Goal: Within the records that follow, find every line containing the string "this". Copy those lines.

▶

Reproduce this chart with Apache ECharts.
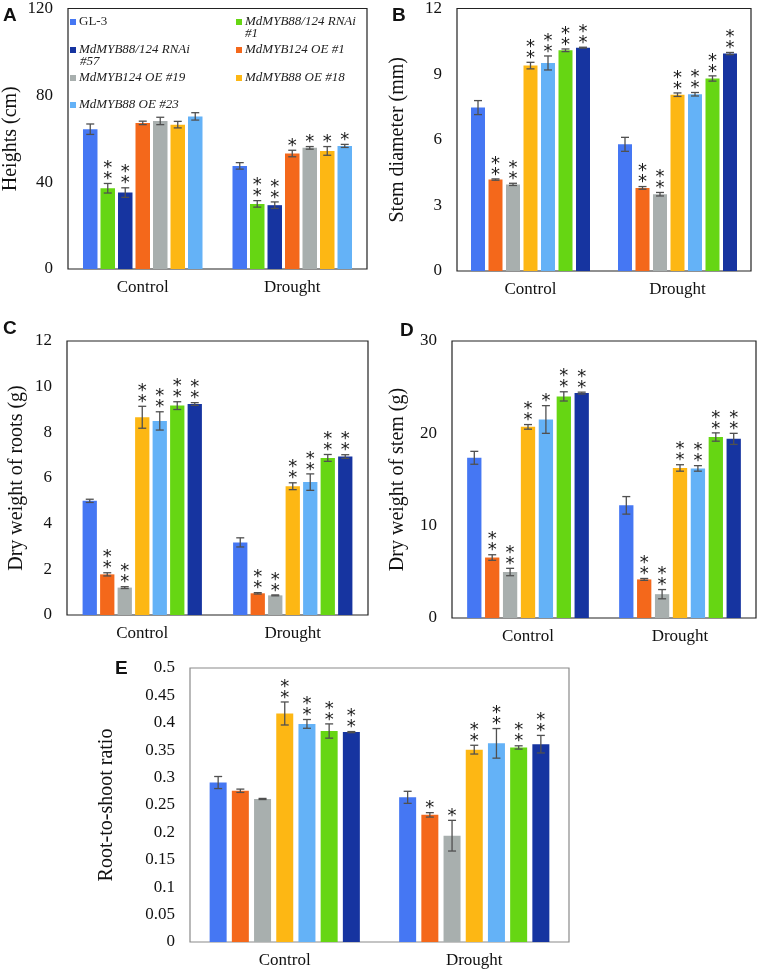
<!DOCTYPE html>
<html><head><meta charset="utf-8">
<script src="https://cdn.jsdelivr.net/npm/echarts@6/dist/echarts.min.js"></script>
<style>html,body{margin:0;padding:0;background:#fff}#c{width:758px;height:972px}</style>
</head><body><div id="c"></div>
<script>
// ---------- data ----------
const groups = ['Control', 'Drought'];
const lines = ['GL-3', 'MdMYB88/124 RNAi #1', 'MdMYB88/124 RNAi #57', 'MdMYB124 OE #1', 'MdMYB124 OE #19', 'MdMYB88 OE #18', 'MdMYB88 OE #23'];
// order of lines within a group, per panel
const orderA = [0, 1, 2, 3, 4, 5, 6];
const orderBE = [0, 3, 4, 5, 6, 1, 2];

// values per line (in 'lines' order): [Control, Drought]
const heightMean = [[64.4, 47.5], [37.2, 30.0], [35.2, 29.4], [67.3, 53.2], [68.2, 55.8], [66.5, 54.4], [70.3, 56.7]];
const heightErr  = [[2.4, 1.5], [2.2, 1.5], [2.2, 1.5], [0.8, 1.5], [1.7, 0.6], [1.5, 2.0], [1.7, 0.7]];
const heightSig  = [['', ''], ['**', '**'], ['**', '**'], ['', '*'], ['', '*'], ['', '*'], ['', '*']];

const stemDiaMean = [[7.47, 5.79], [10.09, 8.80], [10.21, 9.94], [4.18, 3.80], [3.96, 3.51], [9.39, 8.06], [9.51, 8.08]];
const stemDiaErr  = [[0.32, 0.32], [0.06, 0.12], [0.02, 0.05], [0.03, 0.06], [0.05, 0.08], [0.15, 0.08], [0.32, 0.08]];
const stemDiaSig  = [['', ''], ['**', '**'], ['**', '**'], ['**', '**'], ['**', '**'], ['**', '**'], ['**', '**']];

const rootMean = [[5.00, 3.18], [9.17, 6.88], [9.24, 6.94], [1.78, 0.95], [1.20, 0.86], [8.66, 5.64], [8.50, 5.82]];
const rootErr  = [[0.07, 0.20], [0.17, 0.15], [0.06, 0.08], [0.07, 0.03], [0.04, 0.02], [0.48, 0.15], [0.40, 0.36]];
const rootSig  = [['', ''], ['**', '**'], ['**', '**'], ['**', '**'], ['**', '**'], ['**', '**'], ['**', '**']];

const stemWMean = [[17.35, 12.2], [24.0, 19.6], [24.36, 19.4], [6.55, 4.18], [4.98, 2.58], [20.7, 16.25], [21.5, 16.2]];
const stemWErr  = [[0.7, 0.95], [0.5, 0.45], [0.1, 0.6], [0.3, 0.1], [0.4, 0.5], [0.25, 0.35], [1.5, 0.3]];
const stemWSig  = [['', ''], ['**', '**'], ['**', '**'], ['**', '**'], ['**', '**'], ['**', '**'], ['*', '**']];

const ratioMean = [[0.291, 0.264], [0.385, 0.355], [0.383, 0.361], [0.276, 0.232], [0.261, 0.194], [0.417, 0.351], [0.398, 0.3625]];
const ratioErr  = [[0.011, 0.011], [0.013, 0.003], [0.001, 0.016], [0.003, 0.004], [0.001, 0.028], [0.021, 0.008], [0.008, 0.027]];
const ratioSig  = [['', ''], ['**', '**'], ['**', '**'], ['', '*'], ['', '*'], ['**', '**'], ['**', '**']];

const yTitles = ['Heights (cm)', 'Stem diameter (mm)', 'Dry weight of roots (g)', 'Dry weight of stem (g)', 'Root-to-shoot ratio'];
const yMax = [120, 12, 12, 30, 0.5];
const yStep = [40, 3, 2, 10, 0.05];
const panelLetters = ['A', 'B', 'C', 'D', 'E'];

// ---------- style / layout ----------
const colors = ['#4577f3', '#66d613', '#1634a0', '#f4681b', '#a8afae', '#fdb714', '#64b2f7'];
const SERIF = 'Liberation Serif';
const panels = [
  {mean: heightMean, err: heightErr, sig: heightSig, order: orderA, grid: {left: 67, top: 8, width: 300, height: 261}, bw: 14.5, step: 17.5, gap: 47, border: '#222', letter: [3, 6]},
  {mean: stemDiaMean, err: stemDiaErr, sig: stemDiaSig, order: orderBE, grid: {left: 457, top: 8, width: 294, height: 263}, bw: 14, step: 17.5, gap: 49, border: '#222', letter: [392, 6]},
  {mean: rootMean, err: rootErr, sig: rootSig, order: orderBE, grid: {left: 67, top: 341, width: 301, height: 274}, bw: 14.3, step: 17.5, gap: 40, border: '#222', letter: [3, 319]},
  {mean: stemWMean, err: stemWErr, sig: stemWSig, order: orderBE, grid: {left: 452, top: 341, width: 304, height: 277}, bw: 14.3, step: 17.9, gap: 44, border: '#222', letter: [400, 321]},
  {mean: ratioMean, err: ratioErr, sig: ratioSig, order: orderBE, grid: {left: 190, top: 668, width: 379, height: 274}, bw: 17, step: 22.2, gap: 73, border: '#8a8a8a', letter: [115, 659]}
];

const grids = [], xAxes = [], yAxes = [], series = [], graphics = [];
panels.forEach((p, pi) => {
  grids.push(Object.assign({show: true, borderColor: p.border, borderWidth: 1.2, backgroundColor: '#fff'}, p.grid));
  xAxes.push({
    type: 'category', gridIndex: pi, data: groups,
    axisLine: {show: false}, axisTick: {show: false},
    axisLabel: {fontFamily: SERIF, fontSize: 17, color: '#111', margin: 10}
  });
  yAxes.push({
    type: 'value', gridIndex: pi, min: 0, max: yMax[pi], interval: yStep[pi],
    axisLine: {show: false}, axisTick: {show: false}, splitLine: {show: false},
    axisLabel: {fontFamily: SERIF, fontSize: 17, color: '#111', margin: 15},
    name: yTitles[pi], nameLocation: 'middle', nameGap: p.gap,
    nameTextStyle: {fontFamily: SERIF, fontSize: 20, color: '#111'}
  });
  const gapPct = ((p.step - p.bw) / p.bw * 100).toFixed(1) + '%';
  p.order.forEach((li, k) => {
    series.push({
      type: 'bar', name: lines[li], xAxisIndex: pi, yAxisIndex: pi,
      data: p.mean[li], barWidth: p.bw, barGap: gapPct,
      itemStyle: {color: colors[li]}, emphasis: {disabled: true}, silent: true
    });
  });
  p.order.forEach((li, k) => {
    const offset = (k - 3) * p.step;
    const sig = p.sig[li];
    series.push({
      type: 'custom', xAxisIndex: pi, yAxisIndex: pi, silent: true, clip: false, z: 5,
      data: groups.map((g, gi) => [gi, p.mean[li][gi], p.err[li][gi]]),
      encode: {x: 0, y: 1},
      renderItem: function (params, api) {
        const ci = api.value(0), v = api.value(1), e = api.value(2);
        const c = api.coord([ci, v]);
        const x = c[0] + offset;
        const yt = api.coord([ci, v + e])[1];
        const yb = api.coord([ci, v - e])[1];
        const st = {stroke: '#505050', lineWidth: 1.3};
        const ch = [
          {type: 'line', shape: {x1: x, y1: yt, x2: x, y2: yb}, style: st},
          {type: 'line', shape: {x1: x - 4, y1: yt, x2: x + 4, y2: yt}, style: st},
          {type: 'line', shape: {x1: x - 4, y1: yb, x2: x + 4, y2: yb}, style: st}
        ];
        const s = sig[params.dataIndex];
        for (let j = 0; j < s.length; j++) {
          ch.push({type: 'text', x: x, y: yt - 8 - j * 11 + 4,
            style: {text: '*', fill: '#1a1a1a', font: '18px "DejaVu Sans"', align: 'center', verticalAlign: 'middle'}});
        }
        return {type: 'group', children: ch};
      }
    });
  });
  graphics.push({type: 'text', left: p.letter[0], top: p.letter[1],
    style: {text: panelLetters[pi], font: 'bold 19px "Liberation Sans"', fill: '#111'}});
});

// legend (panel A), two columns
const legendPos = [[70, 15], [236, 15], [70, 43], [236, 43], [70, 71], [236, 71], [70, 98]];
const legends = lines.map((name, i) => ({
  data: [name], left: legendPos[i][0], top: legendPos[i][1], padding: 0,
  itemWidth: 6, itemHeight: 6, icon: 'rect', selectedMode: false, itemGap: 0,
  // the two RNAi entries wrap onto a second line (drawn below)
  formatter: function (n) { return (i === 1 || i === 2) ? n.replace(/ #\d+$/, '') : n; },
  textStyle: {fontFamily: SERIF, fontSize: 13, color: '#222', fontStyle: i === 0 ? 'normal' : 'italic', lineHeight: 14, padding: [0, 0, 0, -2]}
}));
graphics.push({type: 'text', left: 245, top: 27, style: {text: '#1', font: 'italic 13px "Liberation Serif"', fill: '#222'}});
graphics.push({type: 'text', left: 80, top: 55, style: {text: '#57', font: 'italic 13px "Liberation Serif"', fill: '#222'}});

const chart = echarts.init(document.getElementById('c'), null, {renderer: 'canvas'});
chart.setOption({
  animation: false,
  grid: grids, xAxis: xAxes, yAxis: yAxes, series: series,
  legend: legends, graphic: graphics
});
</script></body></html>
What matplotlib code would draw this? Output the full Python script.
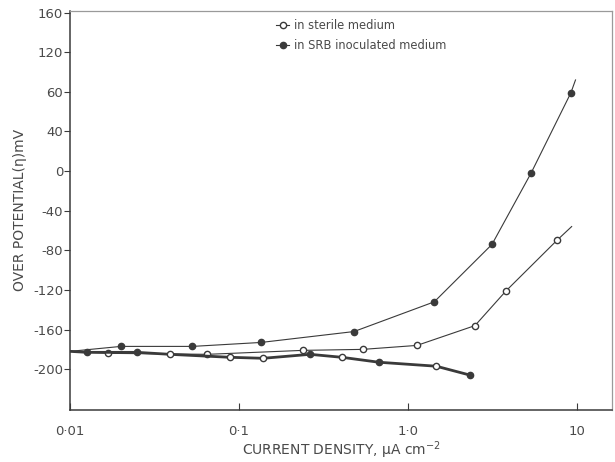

◀

Reply:
Reproduce this chart with Apache ECharts.
What matplotlib code would draw this? Output the full Python script.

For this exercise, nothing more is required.